A decision last month by a federal appeals court may have profound effects on how borrowers and lenders approach rescission letters. In Sherzer v. Homestar, the U.S. Court of Appeals for the Third Circuit decided that in order for a borrower to toll the statute of limitations on a rescission action, all they need to do is request rescission in writing from the lender.
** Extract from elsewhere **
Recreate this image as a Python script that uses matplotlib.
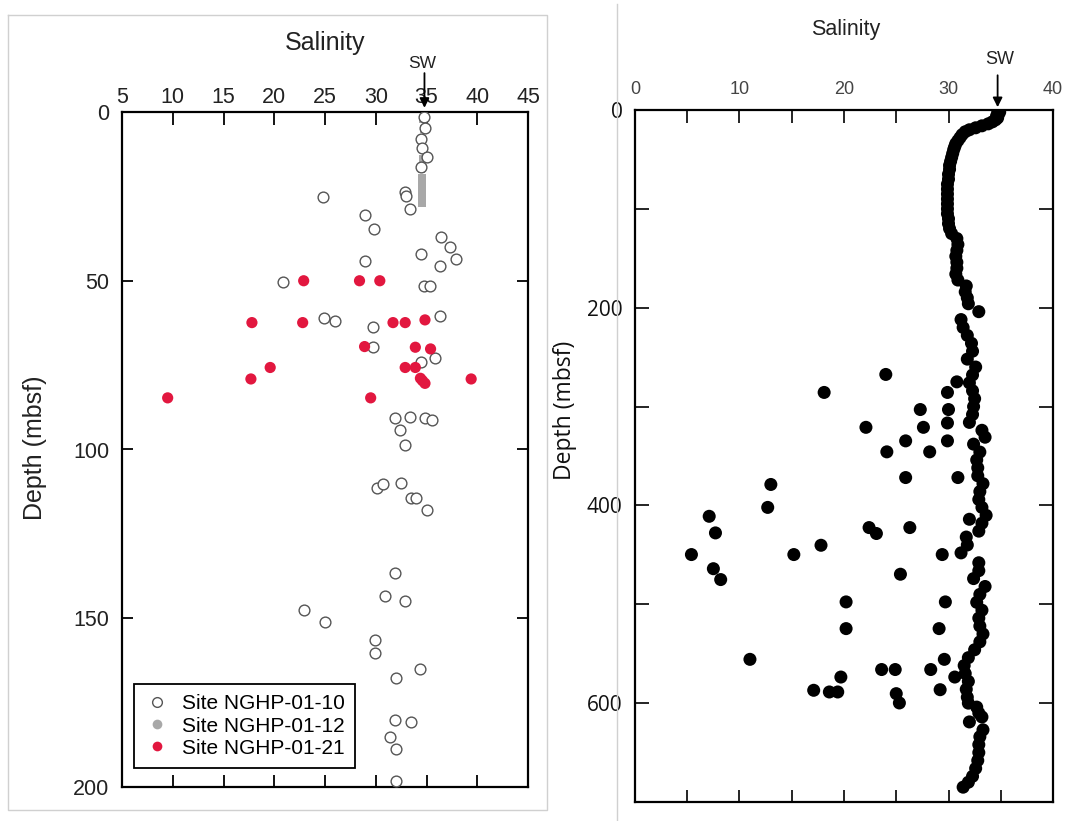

This may not seem groundbreaking, but when one considers that it was previously the uniform rule that borrowers needed to file a lawsuit to enforce rescission rights within the limitations period, the effects are profound. Now (at least according to this court) once a borrower initiates a rescission letter, they can literally sit back and wait. This means that a borrower, in theory, could send a rescission letter and, if the lender does not respond, at some point in the distant future pay-off the loan and demand the restitution of interest in accordance with the Truth in Lending Act. In the meantime, a lender receiving such a notice would be sitting on a loan for which foreclosure rights could be compromised as a result of a borrower’s mere request—valid or not—for rescission.
Ultimately, it appears that—at least in the Third Circuit—a lender needs to affirmatively seek court intervention in order to resolve a mere request for rescission. Otherwise, the bank’s collateral is forever compromised. Moreover, if the bank takes no action, a borrower who might not at the time of the rescission letter have the means to repay the principal—a mandatory requirement to order rescission—could essentially perfect the right to rescission by sending the letter, waiting to acquire the financial means, and—at that point—initiating a lawsuit to enforce the rescission request.
There are appeals courts that have disagreed with the Third Circuit. However, the fact that uncertainty now exists should cause lenders to reexamine the manner in which they respond to rescission requests.